Null character
From Wikipedia, the free encyclopedia
The null character (also null terminator) is a character with the value zero, present in the ASCII and Unicode character sets, and available in nearly all mainstream programming languages. The original meaning of this character was like NOP — when sent to a printer or a terminal, it does nothing (some terminals, however, incorrectly display it as space). On punched tapes, this character is represented with no holes at all, so a new unpunched tape is initially filled with null characters.
On many computer and data terminal keyboards, it was possible to type a null character by holding down the Control key and pressing "@" (which usually required also holding Shift and pressing another key such as "2" or "P"). Consequently, in some contexts, the null character is represented visually as "^@
". In other contexts, it is represented as a subscript, single-em-width "NUL
". In Unicode, there is a character for visual representation of null character, "symbol for null", U+2400 (␀) — not to be confused with the actual null character, U+0000.
The character has special significance in C and its derivatives, where it serves as a reserved character used to signify the end of strings. The null character is often represented as "\0
" in source code (in reality an octal escape sequence). Strings ending in a null character are said to be null-terminated.
This differs from certain other languages (such as Pascal) which store a string as an array preceded by a string length. The main advantage of using a null character is that strings can be of any length, and only one character of additional storage is required. Null-terminated strings can also have efficiency benefits, since operations that traverse a string don't need to keep track of how many characters have been seen, and operations which modify the string's length do not need to update the stored length. Cache performance can also be better.
Conversely, the advantage of storing the string's length is that it is always immediately available in constant time; a program using null-terminated strings must count every character in a string to find the string's length, which requires linear or O(n) time. Also, storing the length allows strings to contain null characters, which can simplify data processing by eliminating exceptions. In null-terminated strings, the first occurring null character is interpreted as the end of the string.
However, the datatype used to store the length of a string is also important; if the length is stored as a byte, as in Pascal, strings may only be up to 255 characters long! Larger datatypes, on the other hand, take up more space than a null character (a 16-bit number occupies two bytes, and a 32-bit number takes four). In the 1970s, when C was designed, space considerations were much more important than they are at present, which greatly influenced the choice for null-terminated strings.
- A byte with all bits set to 0, called the null character, shall exist in the basic execution character set; it is used to terminate a character string literal.
- - ANSI/ISO 9899:1990 (the ANSI C standard), section 5.2.1
- A string is a contiguous sequence of characters terminated by and including the first null character.
- - ANSI/ISO 9899:1990 (the ANSI C standard), section 7.1.1
- A null-terminated byte string, or NTBS, is a character sequence whose highest-addressed element with defined content has the value zero (the terminating null character).

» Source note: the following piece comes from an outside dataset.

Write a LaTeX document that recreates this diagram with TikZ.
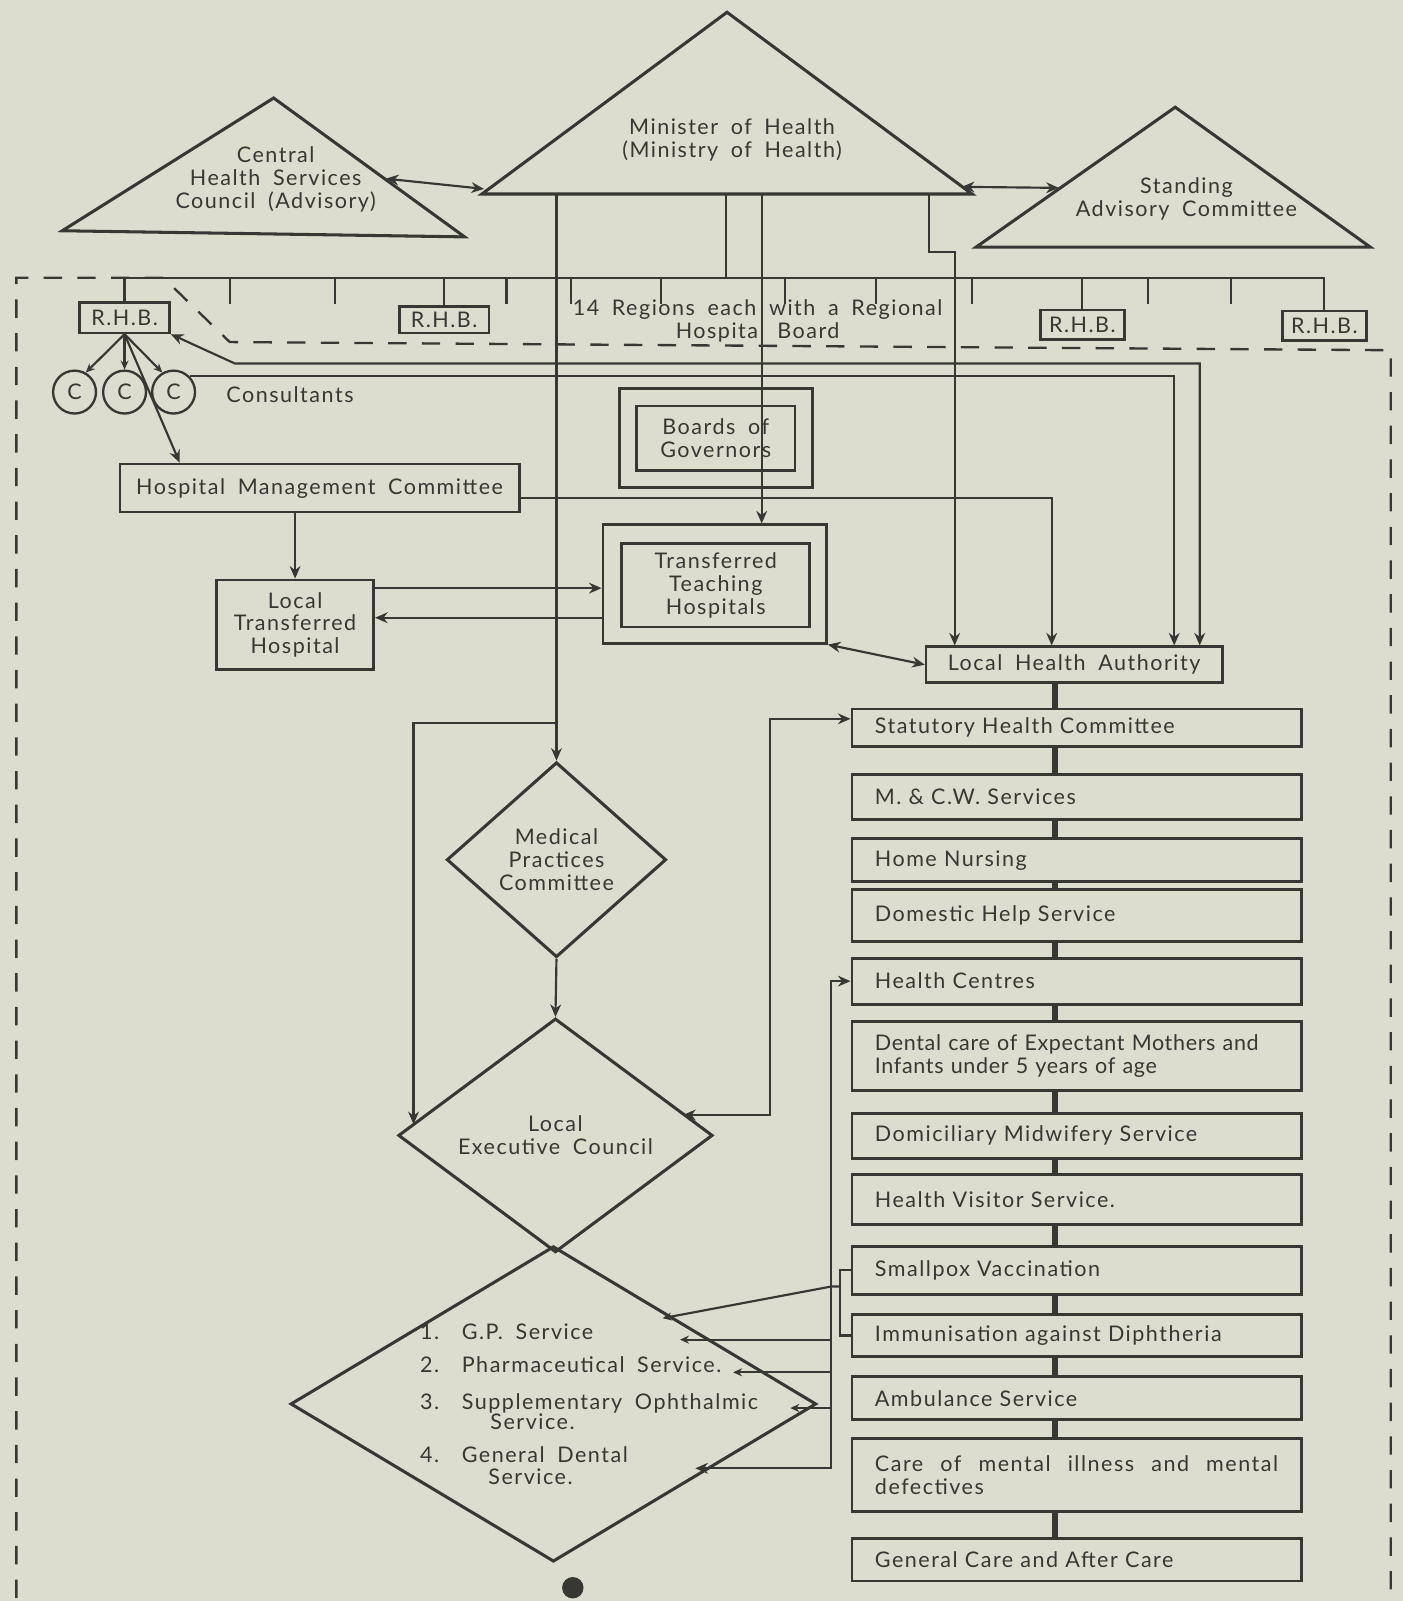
\documentclass[tikz,border=0pt]{standalone}
\usepackage{fontspec}
\setmainfont{Lato}[LetterSpace=7,WordSpace=1.8]
\usetikzlibrary{shapes.geometric,arrows.meta}
\definecolor{paper}{RGB}{221,221,207}
\definecolor{ink}{RGB}{55,55,52}

\begin{document}
\begin{tikzpicture}[x=0.02cm,y=-0.02cm,
    every node/.style={text=ink,font=\fontsize{12}{12.8}\selectfont},
    line/.style={draw=ink,line width=1.2pt},
    arr/.style={line,-{Stealth[length=7pt,width=6pt]}},
    darr/.style={line,{Stealth[length=7pt,width=6pt]}-{Stealth[length=7pt,width=6pt]}},
    sarr/.style={line,-{Stealth[length=5pt,width=4.5pt]}},
    box/.style={draw=ink,line width=1.5pt,inner sep=0pt,align=center},
    tri/.style={draw=ink,line width=1.7pt,line join=miter},
    dia/.style={diamond,draw=ink,line width=1.7pt,inner sep=0pt,align=center},
    svc/.style={draw=ink,line width=1.6pt,anchor=north west,minimum width=8.8cm,
        text width=7.9cm,inner xsep=0.45cm,inner ysep=0pt,align=left},
    joint/.style={draw=ink,line width=3.5pt},
    frame/.style={draw=ink,line width=1.3pt,dash pattern=on 0.36cm off 0.3cm},
    item/.style={anchor=mid west,inner sep=0pt}]

\fill[paper] (0,0) rectangle (1374,1568);
\useasboundingbox (0,0) rectangle (1374,1568);

% the three triangles
\coordinate (chsA) at (268,96);  \coordinate (chsL) at (61,226);  \coordinate (chsR) at (455,232);
\coordinate (minA) at (712,12);  \coordinate (minL) at (472,190); \coordinate (minR) at (952,190);
\coordinate (sacA) at (1151,105); \coordinate (sacL) at (956,242); \coordinate (sacR) at (1342,242);
\draw[tri] (chsA) -- (chsL) -- (chsR) -- cycle;
\draw[tri] (minA) -- (minL) -- (minR) -- cycle;
\draw[tri] (sacA) -- (sacL) -- (sacR) -- cycle;
\node at (270,176) [align=center] (chs) {Central\\Health Services\\Council (Advisory)};
\node at (717,137) [align=center] (min) {Minister of Health\\(Ministry of Health)};
\node at (1162,195) [align=center] (sac) {Standing\\Advisory Committee};
\coordinate (chsE) at (378,175); \coordinate (minW) at (474,185);
\coordinate (minE) at (942,183); \coordinate (sacW) at (1037,184);
\draw[darr] (chsE) -- (minW);
\draw[darr] (minE) -- (sacW);

% dashed frame
\draw[frame] (16,1565) -- (16,272) -- (160,272) -- (225,335) -- (1362,343) -- (1362,1565);

% regional hospital boards
\coordinate (bus) at (0,272);
\node at (122,311) [box,minimum width=1.76cm,minimum height=0.6cm] (rhb1) {R.H.B.};
\node at (435,313) [box,minimum width=1.76cm,minimum height=0.52cm] (rhb2) {R.H.B.};
\node at (1060,318) [box,minimum width=1.64cm,minimum height=0.58cm] (rhb3) {R.H.B.};
\node at (1297,319) [box,minimum width=1.64cm,minimum height=0.58cm] (rhb4) {R.H.B.};
\draw[line] (rhb1.north) -- (rhb1.north |- bus) -- (rhb4.north |- bus) -- (rhb4.north);
\draw[line] (rhb2.north) -- (rhb2.north |- bus);
\draw[line] (rhb3.north) -- (rhb3.north |- bus);
\foreach \x in {225,328,496,559,647,769,858,952,1124,1206}
    \draw[line] (\x,272) -- (\x,298);
\node at (742,314) [align=center] (regions) {14 Regions each with a Regional\\Hospital Board};

% consultants
\node at (73,384) [circle,draw=ink,line width=1.3pt,minimum size=0.84cm,inner sep=0pt] (c1) {C};
\node at (122,384) [circle,draw=ink,line width=1.3pt,minimum size=0.84cm,inner sep=0pt] (c2) {C};
\node at (170,384) [circle,draw=ink,line width=1.3pt,minimum size=0.84cm,inner sep=0pt] (c3) {C};
\node at (284,387) (cons) {Consultants};
\draw[sarr] (rhb1.south) -- (c1.60);
\draw[sarr] (rhb1.south) -- (c2.north);
\draw[sarr] (rhb1.south) -- (c3.120);

% hospitals
\node at (313,478) [box,minimum width=7.82cm,minimum height=0.94cm] (hmc) {Hospital Management Committee};
\node at (289,612) [box,minimum width=3.08cm,minimum height=1.76cm] (lth) {Local\\Transferred\\Hospital};
\node at (701,429) [box,minimum width=3.78cm,minimum height=1.94cm] (bogO) {};
\node at (701,429) [box,minimum width=3.1cm,minimum height=1.26cm] (bog) {Boards of\\Governors};
\node at (700,572) [box,minimum width=4.38cm,minimum height=2.32cm] (tthO) {};
\node at (701,573) [box,minimum width=3.68cm,minimum height=1.64cm] (tth) {Transferred\\Teaching\\Hospitals};
\node at (1052,651) [box,minimum width=5.8cm,minimum height=0.7cm] (lha) {Local Health Authority};
\draw[arr] (rhb1.south) -- (176,0 |- hmc.north);
\draw[arr] (lth.north |- hmc.south) -- (lth.north);
\draw[arr] (lth.east |- 0,576) -- (tthO.west |- 0,576);
\draw[arr] (tthO.west |- 0,605) -- (lth.east |- 0,605);
\draw[darr] (tthO.south east) -- (lha.west);
\draw[darr] (rhb1.south east) -- (230,356) -- (1175,356) -- (1175,0 |- lha.north);
\draw[arr] (c3.45) -- (1150,0 |- c3.45) -- (1150,0 |- lha.north);
\draw[arr] (hmc.east |- 0,488) -- (1030,488) -- (1030,0 |- lha.north);

% committees of the executive council
\node at (545,842) [dia,minimum width=4.3cm,minimum height=3.82cm] (mpc) {Medical\\Practices\\Committee};
\node at (544,1112) [dia,minimum width=6.16cm,minimum height=4.34cm] (lec) {Local\\Executive Council};
\node at (542,1375) [dia,minimum width=10.3cm,minimum height=6.18cm] (fps) {};
\coordinate (lecNW) at (405,1101);
\coordinate (lecNE) at (669,1092);
\draw[arr] (mpc.south) -- (lec.north);

% lines from the Minister
\draw[arr] (mpc.north |- minL) -- (mpc.north);
\draw[arr] (mpc.north |- 0,708) -- (405,708) -- (lecNW);
\draw[line] (711,0 |- minL) -- (711,0 |- bus);
\draw[arr] (746,0 |- minL) -- (746,0 |- tthO.north);
\draw[arr] (910,0 |- minL) -- (910,247) -- (935,247) -- (935,0 |- lha.north);

% local health authority services
\node at (833,693) [svc,minimum height=0.74cm] (shc) {Statutory Health Committee};
\node at (833,757) [svc,minimum height=0.88cm] (mcw) {M. \& C.W. Services};
\node at (833,820) [svc,minimum height=0.84cm] (hn) {Home Nursing};
\node at (833,870) [svc,minimum height=1.02cm] (dhs) {Domestic Help Service};
\node at (833,937) [svc,minimum height=0.9cm] (hc) {Health Centres};
\node at (833,999) [svc,minimum height=1.36cm,
    font=\fontsize{12}{12.8}\selectfont\addfontfeatures{LetterSpace=3}] (dent) {Dental care of Expectant Mothers and\\Infants under 5 years of age};
\node at (833,1089) [svc,minimum height=0.88cm] (dms) {Domiciliary Midwifery Service};
\node at (833,1149) [svc,minimum height=0.98cm] (hvs) {Health Visitor Service.};
\node at (833,1219) [svc,minimum height=0.94cm] (spv) {Smallpox Vaccination};
\node at (833,1286) [svc,minimum height=0.82cm] (imm) {Immunisation against Diphtheria};
\node at (833,1347) [svc,minimum height=0.84cm] (amb) {Ambulance Service};
\node at (833,1407) [svc,minimum height=1.44cm,align=justify] (cmi) {Care of mental illness and mental\linebreak defectives};
\node at (833,1505) [svc,minimum height=0.84cm] (gca) {General Care and After Care};
\foreach \a/\b in {lha/shc,shc/mcw,mcw/hn,hn/dhs,dhs/hc,hc/dent,dent/dms,dms/hvs,hvs/spv,spv/imm,imm/amb,amb/cmi,cmi/gca}
    \draw[joint] (1033,0 |- \a.south) -- (1033,0 |- \b.north);
\coordinate (shcW) at (833,704);
\draw[darr] (shcW) -- (754,704) -- (754,1092) -- (lecNE);

% family practitioner services
\node at (411,1307) [item] (fp1) {\makebox[0.82cm][l]{1.}G.P. Service};
\node at (411,1340) [item] (fp2) {\makebox[0.82cm][l]{2.}Pharmaceutical Service.};
\node at (411,1376) [item] (fp3) {\makebox[0.82cm][l]{3.}Supplementary Ophthalmic};
\node at (480,1396) [item] (fp3b) {Service.};
\node at (411,1428) [item] (fp4) {\makebox[0.82cm][l]{4.}General Dental};
\node at (478,1449) [item] (fp4b) {Service.};
\coordinate (gpA) at (649,1291);
\coordinate (gpB) at (666,1312);
\coordinate (phA) at (718,1344);
\coordinate (soA) at (774,1379);
\coordinate (gdA) at (681,1438);
\draw[line] (spv.west) -| (823,1274) |- (imm.west);
\draw[darr] (gdA) -- (814,1438) -- (814,0 |- hc.west) -- (hc.west);
\draw[sarr] (823,1260) -- (814,1260) -- (gpA);
\draw[sarr] (814,1312) -- (gpB);
\draw[sarr] (814,1344) -- (phA);
\draw[sarr] (814,1379) -- (soA);

\node at (561,1555) [circle,fill=ink,minimum size=0.42cm,inner sep=0pt] (dot) {};
\end{tikzpicture}
\end{document}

- - ISO/IEC 14882 (the ISO C++ standard), section 17.3.2.1.3.1
[edit] Security exploit: Poison NULL byte
`Poison NULL byte` was originally used by Olaf Kirch in a Bugtraq post in the October 1998. It was further explored by Rain Forest Puppy in Phrack Issue 55, article 7.
`Poison NULL byte` exploits the (unexpected) behaviour of many programming interfaces, which often terminates string handling upon the NUL character. Some examples of Poison NULL byte usages includes:
- Terminating a file name string, such as removing a mandatory file extension.
- Terminating/commenting a SQL statement when executing code dynamically, such as Oracle EXECUTE IMMEDIATE.
Typically, `Poison NULL byte` is exploited along with another type of exploit such as Directory traversal or SQL Injection; Poison NULL byte is often used to simplify or enhance other attacks.